REQUIREMENTS: Copy the lines holding the word "code", all of them.

RAW DATA:
• • • • • • •

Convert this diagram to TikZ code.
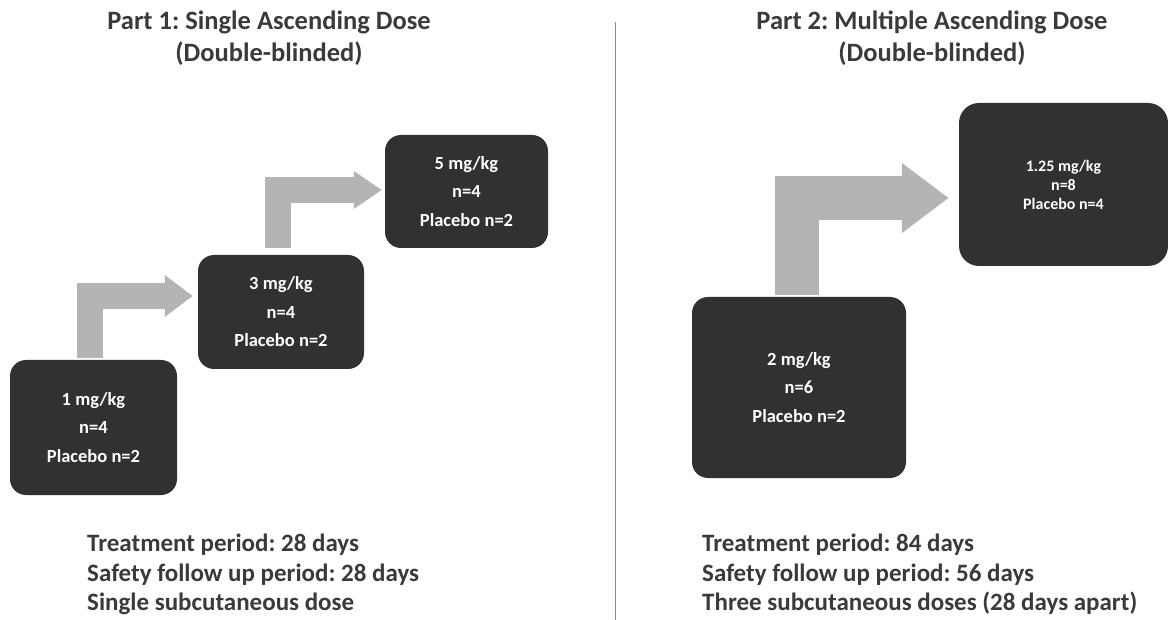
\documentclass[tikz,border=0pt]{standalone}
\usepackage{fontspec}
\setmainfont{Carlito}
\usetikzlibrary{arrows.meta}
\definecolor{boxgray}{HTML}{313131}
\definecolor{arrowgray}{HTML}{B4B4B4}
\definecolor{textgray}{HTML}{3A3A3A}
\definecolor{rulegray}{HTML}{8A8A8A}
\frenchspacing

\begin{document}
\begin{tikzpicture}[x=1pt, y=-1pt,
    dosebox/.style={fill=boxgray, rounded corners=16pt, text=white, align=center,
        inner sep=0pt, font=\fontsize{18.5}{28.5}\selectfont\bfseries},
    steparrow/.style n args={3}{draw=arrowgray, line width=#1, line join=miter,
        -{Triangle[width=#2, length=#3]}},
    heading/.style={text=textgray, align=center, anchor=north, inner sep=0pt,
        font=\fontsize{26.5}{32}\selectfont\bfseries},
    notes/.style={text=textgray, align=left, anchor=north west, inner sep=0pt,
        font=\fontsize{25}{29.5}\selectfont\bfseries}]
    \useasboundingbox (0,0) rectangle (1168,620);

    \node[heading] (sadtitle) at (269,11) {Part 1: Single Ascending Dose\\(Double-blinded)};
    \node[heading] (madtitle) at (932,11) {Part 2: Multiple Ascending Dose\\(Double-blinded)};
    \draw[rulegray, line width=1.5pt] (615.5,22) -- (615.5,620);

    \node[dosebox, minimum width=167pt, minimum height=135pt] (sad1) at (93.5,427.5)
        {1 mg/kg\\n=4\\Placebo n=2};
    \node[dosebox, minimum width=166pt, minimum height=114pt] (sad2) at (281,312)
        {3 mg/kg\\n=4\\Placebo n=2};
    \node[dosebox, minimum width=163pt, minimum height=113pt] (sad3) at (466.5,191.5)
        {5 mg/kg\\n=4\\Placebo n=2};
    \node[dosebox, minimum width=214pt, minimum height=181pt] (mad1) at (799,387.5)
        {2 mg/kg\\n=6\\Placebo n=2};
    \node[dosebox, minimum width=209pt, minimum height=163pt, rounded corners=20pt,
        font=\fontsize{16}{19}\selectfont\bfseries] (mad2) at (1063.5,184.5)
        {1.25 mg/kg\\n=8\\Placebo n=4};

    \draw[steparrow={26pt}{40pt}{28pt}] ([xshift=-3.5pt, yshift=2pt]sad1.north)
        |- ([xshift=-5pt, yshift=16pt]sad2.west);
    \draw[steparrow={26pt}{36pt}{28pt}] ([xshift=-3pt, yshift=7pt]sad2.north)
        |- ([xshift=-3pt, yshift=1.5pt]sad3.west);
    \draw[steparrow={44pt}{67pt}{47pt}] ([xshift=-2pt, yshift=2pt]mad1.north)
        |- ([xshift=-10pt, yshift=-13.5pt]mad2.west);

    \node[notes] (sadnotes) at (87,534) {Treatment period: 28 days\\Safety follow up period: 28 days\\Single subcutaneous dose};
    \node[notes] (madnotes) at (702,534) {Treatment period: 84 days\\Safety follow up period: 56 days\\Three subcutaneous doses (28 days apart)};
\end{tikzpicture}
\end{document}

• • • • • • •

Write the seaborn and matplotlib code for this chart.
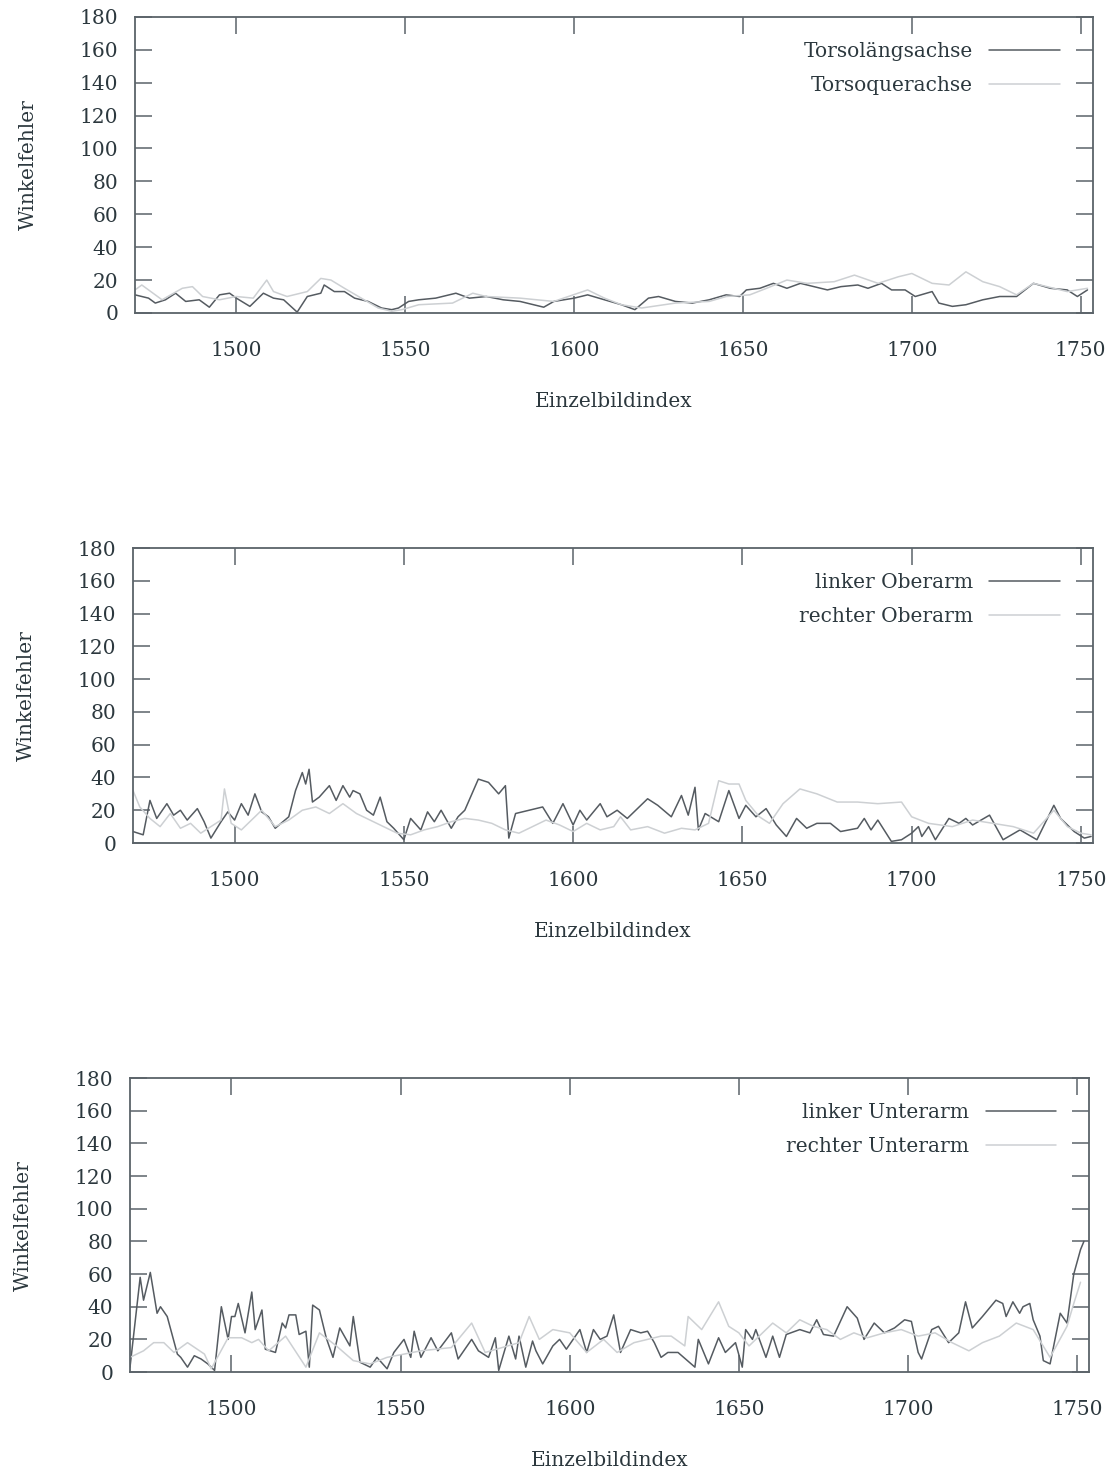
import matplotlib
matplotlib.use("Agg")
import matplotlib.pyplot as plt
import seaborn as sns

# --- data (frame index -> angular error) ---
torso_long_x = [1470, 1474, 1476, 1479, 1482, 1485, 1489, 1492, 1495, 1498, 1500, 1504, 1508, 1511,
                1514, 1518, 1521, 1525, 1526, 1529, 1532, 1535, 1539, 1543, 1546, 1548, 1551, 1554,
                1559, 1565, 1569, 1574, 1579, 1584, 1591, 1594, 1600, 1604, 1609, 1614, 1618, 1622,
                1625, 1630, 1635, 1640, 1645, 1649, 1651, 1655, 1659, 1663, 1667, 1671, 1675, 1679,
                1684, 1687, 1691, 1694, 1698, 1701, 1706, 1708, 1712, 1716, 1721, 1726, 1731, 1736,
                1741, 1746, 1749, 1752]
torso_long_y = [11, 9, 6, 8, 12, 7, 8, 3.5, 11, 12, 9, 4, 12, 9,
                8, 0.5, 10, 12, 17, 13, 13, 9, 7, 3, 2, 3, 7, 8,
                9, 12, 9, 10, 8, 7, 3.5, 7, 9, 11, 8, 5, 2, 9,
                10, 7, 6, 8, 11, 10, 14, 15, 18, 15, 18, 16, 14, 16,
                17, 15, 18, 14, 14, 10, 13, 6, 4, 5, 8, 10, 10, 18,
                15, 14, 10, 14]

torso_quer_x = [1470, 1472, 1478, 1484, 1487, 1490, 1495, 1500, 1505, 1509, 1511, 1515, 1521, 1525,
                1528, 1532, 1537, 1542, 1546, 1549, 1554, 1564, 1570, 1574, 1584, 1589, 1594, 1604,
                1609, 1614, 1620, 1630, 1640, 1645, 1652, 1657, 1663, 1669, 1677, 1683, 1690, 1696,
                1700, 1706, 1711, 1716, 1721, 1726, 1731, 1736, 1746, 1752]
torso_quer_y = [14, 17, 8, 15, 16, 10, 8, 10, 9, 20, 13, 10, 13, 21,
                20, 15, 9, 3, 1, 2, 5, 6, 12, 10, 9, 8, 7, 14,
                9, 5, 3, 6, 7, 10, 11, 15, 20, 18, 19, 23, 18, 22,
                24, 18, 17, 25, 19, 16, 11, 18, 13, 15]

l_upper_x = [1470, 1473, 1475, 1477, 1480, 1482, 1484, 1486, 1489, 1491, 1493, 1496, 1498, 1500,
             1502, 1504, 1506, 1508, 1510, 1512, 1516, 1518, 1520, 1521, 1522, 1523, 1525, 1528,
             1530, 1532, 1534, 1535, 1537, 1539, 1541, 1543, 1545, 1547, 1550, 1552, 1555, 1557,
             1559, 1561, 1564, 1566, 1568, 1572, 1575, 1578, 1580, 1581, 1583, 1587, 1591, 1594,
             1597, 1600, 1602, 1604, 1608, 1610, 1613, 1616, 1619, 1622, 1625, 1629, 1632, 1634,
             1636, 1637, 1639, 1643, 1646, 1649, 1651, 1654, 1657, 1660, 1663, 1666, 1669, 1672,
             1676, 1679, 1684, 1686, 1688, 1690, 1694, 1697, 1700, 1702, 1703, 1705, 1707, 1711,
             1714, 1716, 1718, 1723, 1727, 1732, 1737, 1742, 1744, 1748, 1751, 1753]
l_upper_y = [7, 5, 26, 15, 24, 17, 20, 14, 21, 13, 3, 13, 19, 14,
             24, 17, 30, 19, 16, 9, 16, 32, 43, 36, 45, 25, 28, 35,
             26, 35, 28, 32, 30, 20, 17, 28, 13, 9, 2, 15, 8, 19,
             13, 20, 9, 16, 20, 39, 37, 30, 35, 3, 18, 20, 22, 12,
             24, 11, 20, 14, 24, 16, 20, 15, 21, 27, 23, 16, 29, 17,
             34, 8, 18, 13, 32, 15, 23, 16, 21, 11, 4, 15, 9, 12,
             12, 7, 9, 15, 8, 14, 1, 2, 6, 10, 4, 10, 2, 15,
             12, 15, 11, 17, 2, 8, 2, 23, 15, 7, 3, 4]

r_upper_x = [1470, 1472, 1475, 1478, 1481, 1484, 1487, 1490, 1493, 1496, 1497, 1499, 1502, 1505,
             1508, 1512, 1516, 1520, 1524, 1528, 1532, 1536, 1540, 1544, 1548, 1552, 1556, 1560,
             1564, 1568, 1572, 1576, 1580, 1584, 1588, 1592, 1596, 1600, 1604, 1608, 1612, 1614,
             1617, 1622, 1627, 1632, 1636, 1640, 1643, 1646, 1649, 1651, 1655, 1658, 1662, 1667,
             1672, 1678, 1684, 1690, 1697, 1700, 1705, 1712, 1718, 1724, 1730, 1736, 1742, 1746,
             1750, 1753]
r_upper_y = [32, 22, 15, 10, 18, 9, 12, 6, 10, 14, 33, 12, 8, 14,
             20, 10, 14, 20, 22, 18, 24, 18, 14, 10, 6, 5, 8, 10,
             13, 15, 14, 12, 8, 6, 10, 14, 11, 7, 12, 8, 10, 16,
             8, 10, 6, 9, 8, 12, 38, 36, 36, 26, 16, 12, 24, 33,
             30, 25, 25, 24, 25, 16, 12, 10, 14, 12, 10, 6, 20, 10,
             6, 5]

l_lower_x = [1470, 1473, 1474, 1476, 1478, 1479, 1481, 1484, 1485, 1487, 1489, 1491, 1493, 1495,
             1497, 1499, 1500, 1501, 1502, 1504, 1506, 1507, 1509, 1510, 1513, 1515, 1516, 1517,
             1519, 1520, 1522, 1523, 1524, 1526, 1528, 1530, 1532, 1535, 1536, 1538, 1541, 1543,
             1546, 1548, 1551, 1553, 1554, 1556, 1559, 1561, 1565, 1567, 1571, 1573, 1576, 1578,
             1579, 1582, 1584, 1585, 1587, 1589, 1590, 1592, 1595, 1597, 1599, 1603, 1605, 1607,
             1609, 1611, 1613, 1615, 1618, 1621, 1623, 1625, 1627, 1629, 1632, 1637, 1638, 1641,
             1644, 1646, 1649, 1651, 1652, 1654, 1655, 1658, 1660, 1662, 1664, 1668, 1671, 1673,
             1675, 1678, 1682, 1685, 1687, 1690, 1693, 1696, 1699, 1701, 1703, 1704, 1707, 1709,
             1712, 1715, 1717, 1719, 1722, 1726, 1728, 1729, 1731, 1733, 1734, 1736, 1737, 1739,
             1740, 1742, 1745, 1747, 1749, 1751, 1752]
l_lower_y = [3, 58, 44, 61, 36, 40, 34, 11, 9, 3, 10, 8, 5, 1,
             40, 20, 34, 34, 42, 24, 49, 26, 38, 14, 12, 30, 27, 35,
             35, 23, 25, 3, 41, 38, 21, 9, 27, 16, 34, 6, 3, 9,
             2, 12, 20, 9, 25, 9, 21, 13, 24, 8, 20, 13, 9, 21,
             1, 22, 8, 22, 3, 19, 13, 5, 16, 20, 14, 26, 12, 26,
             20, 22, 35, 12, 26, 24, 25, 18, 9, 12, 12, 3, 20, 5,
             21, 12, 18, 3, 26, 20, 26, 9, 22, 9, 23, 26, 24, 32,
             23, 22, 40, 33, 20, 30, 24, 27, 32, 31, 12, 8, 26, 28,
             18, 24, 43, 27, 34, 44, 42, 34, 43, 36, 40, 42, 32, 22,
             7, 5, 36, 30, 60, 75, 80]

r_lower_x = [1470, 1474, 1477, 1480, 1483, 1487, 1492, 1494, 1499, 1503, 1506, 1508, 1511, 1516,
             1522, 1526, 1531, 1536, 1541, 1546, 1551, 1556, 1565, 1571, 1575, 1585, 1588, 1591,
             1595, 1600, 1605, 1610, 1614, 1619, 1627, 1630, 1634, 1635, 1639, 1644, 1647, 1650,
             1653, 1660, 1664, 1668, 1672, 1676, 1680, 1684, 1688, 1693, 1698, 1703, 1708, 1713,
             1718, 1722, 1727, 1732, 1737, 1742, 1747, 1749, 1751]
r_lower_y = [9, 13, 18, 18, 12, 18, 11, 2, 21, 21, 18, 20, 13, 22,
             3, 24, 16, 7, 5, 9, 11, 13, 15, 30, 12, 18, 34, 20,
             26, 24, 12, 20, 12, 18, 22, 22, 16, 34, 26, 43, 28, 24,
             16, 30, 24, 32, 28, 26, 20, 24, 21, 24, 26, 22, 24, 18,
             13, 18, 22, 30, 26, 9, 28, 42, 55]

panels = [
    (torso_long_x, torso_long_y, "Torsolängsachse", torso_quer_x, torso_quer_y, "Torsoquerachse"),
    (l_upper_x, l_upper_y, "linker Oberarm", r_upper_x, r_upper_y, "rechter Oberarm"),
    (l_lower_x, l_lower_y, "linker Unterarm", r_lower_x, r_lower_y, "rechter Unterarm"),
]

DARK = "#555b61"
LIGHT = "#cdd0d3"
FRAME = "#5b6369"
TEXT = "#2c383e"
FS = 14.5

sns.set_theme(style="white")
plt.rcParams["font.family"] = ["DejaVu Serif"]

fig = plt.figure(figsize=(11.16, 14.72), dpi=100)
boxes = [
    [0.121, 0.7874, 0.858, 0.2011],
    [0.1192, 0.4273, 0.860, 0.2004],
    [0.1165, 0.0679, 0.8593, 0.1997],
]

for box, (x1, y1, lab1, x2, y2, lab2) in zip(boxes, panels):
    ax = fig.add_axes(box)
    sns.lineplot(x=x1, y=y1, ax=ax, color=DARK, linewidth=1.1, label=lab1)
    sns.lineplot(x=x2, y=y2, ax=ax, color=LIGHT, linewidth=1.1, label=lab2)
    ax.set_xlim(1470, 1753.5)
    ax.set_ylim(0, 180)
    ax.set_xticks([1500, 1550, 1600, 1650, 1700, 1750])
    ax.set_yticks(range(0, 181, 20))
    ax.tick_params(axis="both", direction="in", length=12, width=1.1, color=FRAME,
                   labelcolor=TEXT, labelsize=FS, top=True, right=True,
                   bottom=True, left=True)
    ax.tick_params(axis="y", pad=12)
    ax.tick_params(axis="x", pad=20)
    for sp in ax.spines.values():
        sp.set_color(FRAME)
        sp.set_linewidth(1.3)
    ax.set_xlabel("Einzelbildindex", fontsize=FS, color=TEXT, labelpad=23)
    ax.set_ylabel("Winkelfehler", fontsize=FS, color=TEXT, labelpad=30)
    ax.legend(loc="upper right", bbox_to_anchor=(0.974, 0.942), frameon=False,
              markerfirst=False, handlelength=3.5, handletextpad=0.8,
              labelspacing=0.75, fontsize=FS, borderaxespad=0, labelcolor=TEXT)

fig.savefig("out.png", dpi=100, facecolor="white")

• • • • • • •

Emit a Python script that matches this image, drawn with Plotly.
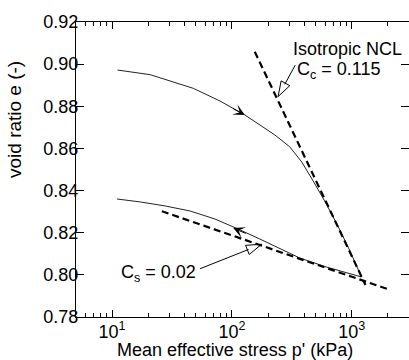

• • • • • • •

ANSWER TO THE PROBLEM:
Convert this diagram to TikZ code.
Write the seaborn and matplotlib code for this chart.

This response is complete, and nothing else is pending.